Meal preparation is another source of heat that can affect you in the summer. I stop baking loaves of bread and will either make tortillas or some type of flat bread to use in place of home-baked loaves. If I do need a loaf of bread, I go to the bakery outlet store and buy it there. I cook mostly in the early morning or late evening hours. In summer, we eat a lot of cold salads and meals instead of hot ones. This prevents the house from being heated too much from using the stove or oven. We are planning to put together an outdoor kitchen. This will be a blessing in the summer months. I can bake and do the cooking without the temperature of the oven/stove affecting the heat of the area around me. I am doing my home canning in the late evening or early morning for the same reasons. Once we have an outdoor kitchen, I will be able to process the jars there.
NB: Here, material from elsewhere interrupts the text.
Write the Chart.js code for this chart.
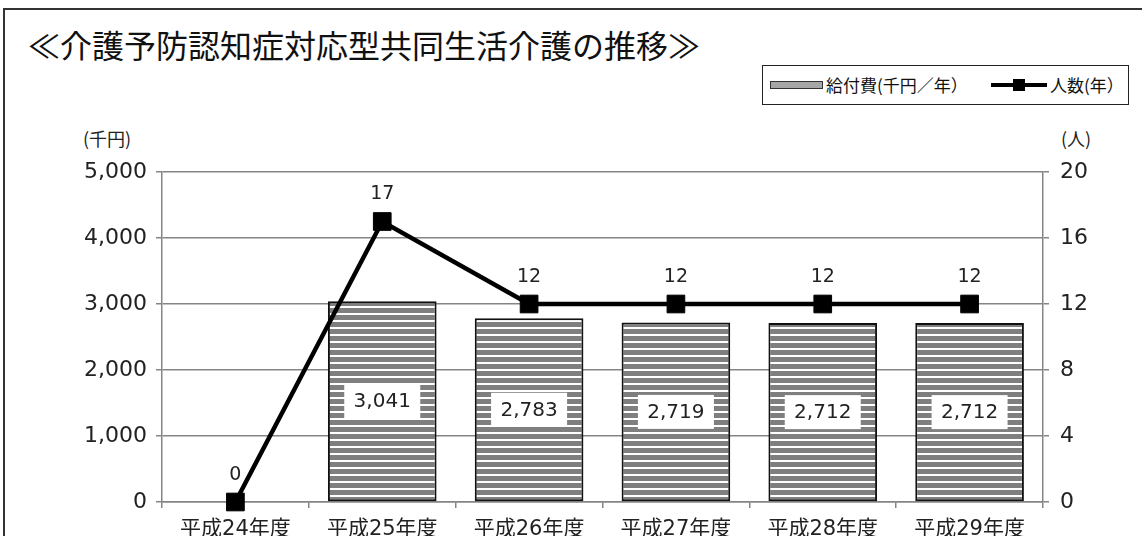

One final tip that I want to share concerns cell phones. It is not unusual in the triple-digit heat to have a warning pop up saying that your cell phone battery cannot charge due to the temperature of the battery being too high. I found a way to help prevent that from happening. Take a potholder and lightly dampen it. Place the potholder into your freezer to freeze. When I charge up my battery on the cell phone, I place the frozen potholder inside a dishtowel that is folded in half. Place the cell phone on top of the towel so that the back of the cell phone is facing downward. I do this whenever the cell phone is getting heated up too much. It doesn’t hurt the phone but will prevent the battery from becoming too hot. These same frozen potholders make great moldable ice packs for injuries also.
There is much that you can do to get through the heat of summer. Hopefully, some of these ideas will be of benefit to others.